■ **Exercise data**:
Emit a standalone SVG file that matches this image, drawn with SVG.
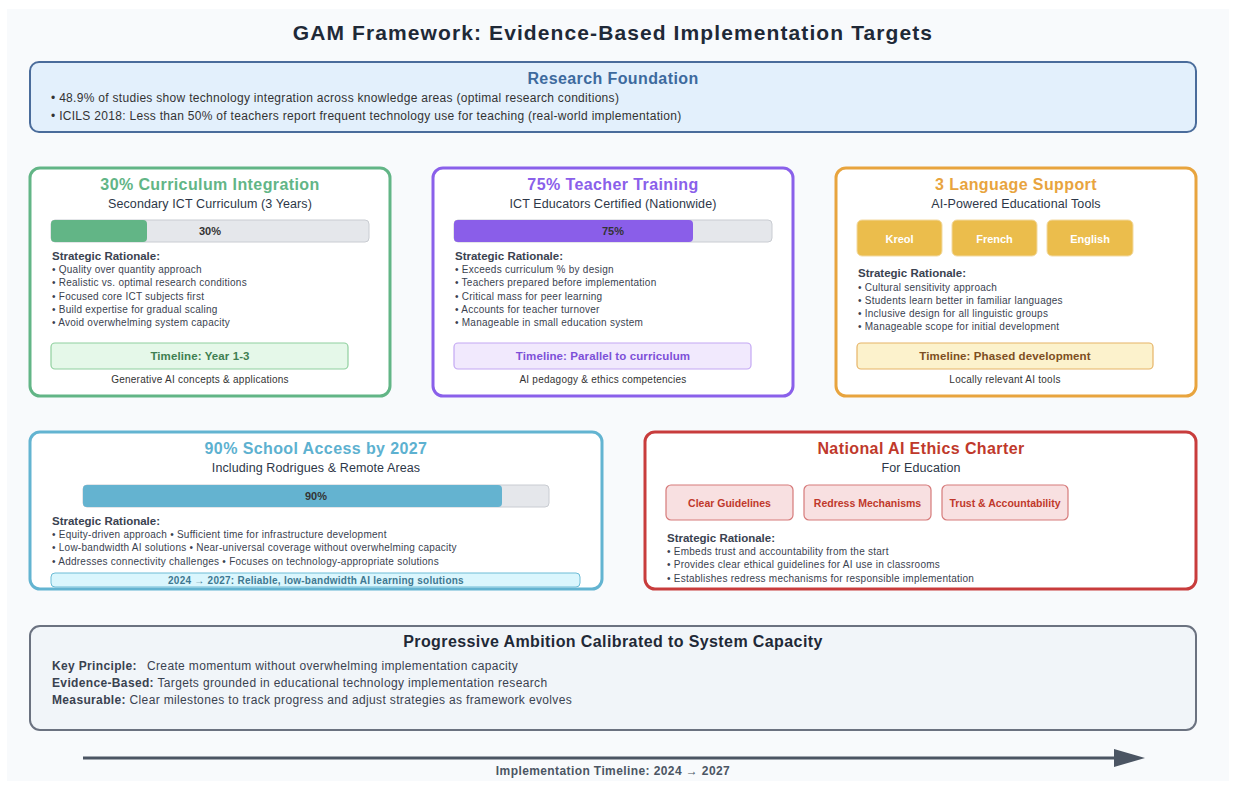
<svg xmlns="http://www.w3.org/2000/svg" width="1236" height="789" viewBox="0 0 1236 789">
<defs>
<style>
text{font-family:"Liberation Sans",Arial,sans-serif;fill:#333}
.t{font-size:16px;font-weight:bold;text-anchor:middle;letter-spacing:0.4px}
.sub{font-size:12.5px;text-anchor:middle;fill:#2d3748;letter-spacing:0.1px}
.b{font-size:10px;fill:#3a4250;letter-spacing:0.25px}
.sr{font-size:11.5px;font-weight:bold;fill:#3a4250}
.card{fill:#fff;stroke-width:3}
.track{fill:#e5e7eb;stroke:#c9ccd2;stroke-width:1}
.pct{font-size:11px;font-weight:bold;text-anchor:middle;fill:#333}
.tl{font-size:11.5px;font-weight:bold;text-anchor:middle;letter-spacing:0.1px}
.note{font-size:10px;text-anchor:middle;fill:#333;letter-spacing:0.25px}
.lang{fill:#ebbd4c;stroke:#f2d9a0;stroke-width:1}
.langt{font-size:11px;font-weight:bold;fill:#fff;text-anchor:middle}
.eth{fill:#f8e0e1;stroke:#d67a7a;stroke-width:1.2}
.etht{font-size:10.5px;font-weight:bold;fill:#c0392b;text-anchor:middle}
.kp{font-size:12px;fill:#3a4250;letter-spacing:0.35px}
</style>
</defs>
<rect x="0" y="0" width="1236" height="789" fill="#fff"/>
<rect x="7" y="9" width="1222" height="772" fill="#f8fafc"/>

<text x="613" y="40" style="font-size:21px;font-weight:bold;text-anchor:middle;fill:#1f2937;letter-spacing:1.1px">GAM Framework: Evidence-Based Implementation Targets</text>

<g id="research">
<rect x="30" y="62" width="1166" height="70" rx="9" fill="#e3f0fc" stroke="#4a6c9b" stroke-width="2"/>
<text x="613" y="84" class="t" style="fill:#3d6a9e">Research Foundation</text>
<text x="51" y="102" style="font-size:12px;fill:#333;letter-spacing:0.3px">• 48.9% of studies show technology integration across knowledge areas (optimal research conditions)</text>
<text x="51" y="120" style="font-size:12px;fill:#333;letter-spacing:0.3px">• ICILS 2018: Less than 50% of teachers report frequent technology use for teaching (real-world implementation)</text>
</g>

<g id="curriculum">
<rect x="30" y="168" width="360" height="228" rx="10" class="card" stroke="#62b586"/>
<text x="210" y="190" class="t" style="fill:#62b586">30% Curriculum Integration</text>
<text x="210" y="208" class="sub">Secondary ICT Curriculum (3 Years)</text>
<rect x="51" y="220" width="318" height="22" rx="4" class="track"/>
<rect x="51" y="220" width="96" height="22" rx="4" fill="#62b586"/>
<text x="210" y="235" class="pct">30%</text>
<text x="52" y="260" class="sr">Strategic Rationale:</text>
<text x="52" y="273" class="b">• Quality over quantity approach</text>
<text x="52" y="286" class="b">• Realistic vs. optimal research conditions</text>
<text x="52" y="300" class="b">• Focused core ICT subjects first</text>
<text x="52" y="313" class="b">• Build expertise for gradual scaling</text>
<text x="52" y="326" class="b">• Avoid overwhelming system capacity</text>
<rect x="51" y="343" width="297" height="26" rx="4" fill="#e5f8e9" stroke="#90d09f" stroke-width="1.2"/>
<text x="200" y="360" class="tl" style="fill:#3f7f52">Timeline: Year 1-3</text>
<text x="200" y="383" class="note">Generative AI concepts &amp; applications</text>
</g>

<g id="teacher">
<rect x="433" y="168" width="360" height="228" rx="10" class="card" stroke="#8a60ea"/>
<text x="613" y="190" class="t" style="fill:#8a60ea">75% Teacher Training</text>
<text x="613" y="208" class="sub">ICT Educators Certified (Nationwide)</text>
<rect x="454" y="220" width="318" height="22" rx="4" class="track"/>
<rect x="454" y="220" width="239" height="22" rx="4" fill="#8a5ee9"/>
<text x="613" y="235" class="pct">75%</text>
<text x="455" y="260" class="sr">Strategic Rationale:</text>
<text x="455" y="273" class="b">• Exceeds curriculum % by design</text>
<text x="455" y="286" class="b">• Teachers prepared before implementation</text>
<text x="455" y="300" class="b">• Critical mass for peer learning</text>
<text x="455" y="313" class="b">• Accounts for teacher turnover</text>
<text x="455" y="326" class="b">• Manageable in small education system</text>
<rect x="454" y="343" width="297" height="26" rx="4" fill="#f1e9fd" stroke="#c4a8f3" stroke-width="1.2"/>
<text x="603" y="360" class="tl" style="fill:#7d50d8">Timeline: Parallel to curriculum</text>
<text x="603" y="383" class="note">AI pedagogy &amp; ethics competencies</text>
</g>

<g id="language">
<rect x="836" y="168" width="360" height="228" rx="10" class="card" stroke="#e8a43e"/>
<text x="1016" y="190" class="t" style="fill:#e8a43e">3 Language Support</text>
<text x="1016" y="208" class="sub">AI-Powered Educational Tools</text>
<rect x="857" y="220" width="85" height="36" rx="5" class="lang"/>
<text x="899.5" y="243" class="langt">Kreol</text>
<rect x="952" y="220" width="85" height="36" rx="5" class="lang"/>
<text x="994.5" y="243" class="langt">French</text>
<rect x="1047" y="220" width="86" height="36" rx="5" class="lang"/>
<text x="1090" y="243" class="langt">English</text>
<text x="858" y="277" class="sr">Strategic Rationale:</text>
<text x="858" y="291" class="b">• Cultural sensitivity approach</text>
<text x="858" y="304" class="b">• Students learn better in familiar languages</text>
<text x="858" y="317" class="b">• Inclusive design for all linguistic groups</text>
<text x="858" y="330" class="b">• Manageable scope for initial development</text>
<rect x="857" y="343" width="296" height="26" rx="4" fill="#fcf2cc" stroke="#e6b467" stroke-width="1.2"/>
<text x="1005" y="360" class="tl" style="fill:#7d4e22">Timeline: Phased development</text>
<text x="1005" y="383" class="note">Locally relevant AI tools</text>
</g>

<g id="access">
<rect x="30" y="432" width="572" height="157" rx="10" class="card" stroke="#63b4d1"/>
<text x="316" y="454" class="t" style="fill:#5db1d0">90% School Access by 2027</text>
<text x="316" y="472" class="sub">Including Rodrigues &amp; Remote Areas</text>
<rect x="83" y="485" width="466" height="22" rx="4" class="track"/>
<rect x="83" y="485" width="419" height="22" rx="4" fill="#64b3d0"/>
<text x="316" y="500" class="pct">90%</text>
<text x="52" y="525" class="sr">Strategic Rationale:</text>
<text x="52" y="538" class="b">• Equity-driven approach • Sufficient time for infrastructure development</text>
<text x="52" y="551" class="b">• Low-bandwidth AI solutions • Near-universal coverage without overwhelming capacity</text>
<text x="52" y="565" class="b">• Addresses connectivity challenges • Focuses on technology-appropriate solutions</text>
<rect x="51" y="573" width="529" height="14" rx="4" fill="#daf6fd" stroke="#6cbcd6" stroke-width="1"/>
<text x="316" y="583.5" style="font-size:10px;font-weight:bold;text-anchor:middle;fill:#3e7891;letter-spacing:0.25px">2024 → 2027: Reliable, low-bandwidth AI learning solutions</text>
</g>

<g id="ethics">
<rect x="645" y="432" width="551" height="157" rx="10" class="card" stroke="#c83c3c"/>
<text x="921" y="454" class="t" style="fill:#c0392b">National AI Ethics Charter</text>
<text x="921" y="472" class="sub">For Education</text>
<rect x="666" y="485" width="127" height="35" rx="5" class="eth"/>
<text x="729.5" y="507" class="etht">Clear Guidelines</text>
<rect x="804" y="485" width="127" height="35" rx="5" class="eth"/>
<text x="867.5" y="507" class="etht">Redress Mechanisms</text>
<rect x="942" y="485" width="126" height="35" rx="5" class="eth"/>
<text x="1005" y="507" class="etht">Trust &amp; Accountability</text>
<text x="667" y="542" class="sr">Strategic Rationale:</text>
<text x="667" y="555" class="b">• Embeds trust and accountability from the start</text>
<text x="667" y="568" class="b">• Provides clear ethical guidelines for AI use in classrooms</text>
<text x="667" y="582" class="b">• Establishes redress mechanisms for responsible implementation</text>
</g>

<g id="principle">
<rect x="30" y="626" width="1166" height="104" rx="10" fill="#f1f5f9" stroke="#6b7280" stroke-width="2"/>
<text x="613" y="647" class="t" style="fill:#1f2937">Progressive Ambition Calibrated to System Capacity</text>
<text x="52" y="670" class="kp"><tspan font-weight="bold">Key Principle:</tspan><tspan x="147">Create momentum without overwhelming implementation capacity</tspan></text>
<text x="52" y="687" class="kp"><tspan font-weight="bold">Evidence-Based:</tspan> Targets grounded in educational technology implementation research</text>
<text x="52" y="704" class="kp"><tspan font-weight="bold">Measurable:</tspan> Clear milestones to track progress and adjust strategies as framework evolves</text>
</g>

<g id="connectors">
<line x1="83" y1="758" x2="1116" y2="758" stroke="#4b5563" stroke-width="3"/>
<path d="M1114,749 L1145,758 L1114,767 Z" fill="#4b5563"/>
</g>
<text x="613" y="775" style="font-size:12px;font-weight:bold;text-anchor:middle;fill:#4b5563;letter-spacing:0.4px">Implementation Timeline: 2024 → 2027</text>
</svg>
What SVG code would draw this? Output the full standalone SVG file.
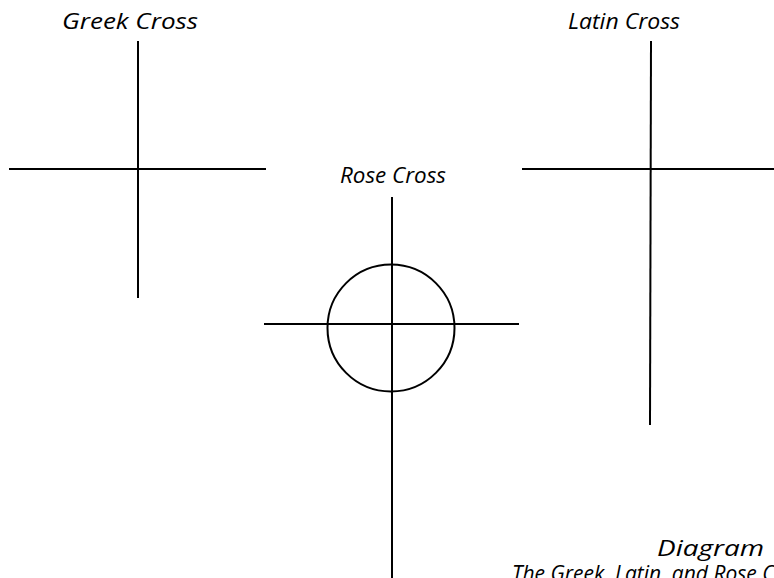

■ **The problem**: Please repeat exactly the data above from its first line to the line that contains "Evidence-Based Implementation Targets</text>", inclusive, and leave every picture out.

■ **Result of this exercise**:
Emit a standalone SVG file that matches this image, drawn with SVG.
<svg xmlns="http://www.w3.org/2000/svg" width="1236" height="789" viewBox="0 0 1236 789">
<defs>
<style>
text{font-family:"Liberation Sans",Arial,sans-serif;fill:#333}
.t{font-size:16px;font-weight:bold;text-anchor:middle;letter-spacing:0.4px}
.sub{font-size:12.5px;text-anchor:middle;fill:#2d3748;letter-spacing:0.1px}
.b{font-size:10px;fill:#3a4250;letter-spacing:0.25px}
.sr{font-size:11.5px;font-weight:bold;fill:#3a4250}
.card{fill:#fff;stroke-width:3}
.track{fill:#e5e7eb;stroke:#c9ccd2;stroke-width:1}
.pct{font-size:11px;font-weight:bold;text-anchor:middle;fill:#333}
.tl{font-size:11.5px;font-weight:bold;text-anchor:middle;letter-spacing:0.1px}
.note{font-size:10px;text-anchor:middle;fill:#333;letter-spacing:0.25px}
.lang{fill:#ebbd4c;stroke:#f2d9a0;stroke-width:1}
.langt{font-size:11px;font-weight:bold;fill:#fff;text-anchor:middle}
.eth{fill:#f8e0e1;stroke:#d67a7a;stroke-width:1.2}
.etht{font-size:10.5px;font-weight:bold;fill:#c0392b;text-anchor:middle}
.kp{font-size:12px;fill:#3a4250;letter-spacing:0.35px}
</style>
</defs>
<rect x="0" y="0" width="1236" height="789" fill="#fff"/>
<rect x="7" y="9" width="1222" height="772" fill="#f8fafc"/>

<text x="613" y="40" style="font-size:21px;font-weight:bold;text-anchor:middle;fill:#1f2937;letter-spacing:1.1px">GAM Framework: Evidence-Based Implementation Targets</text>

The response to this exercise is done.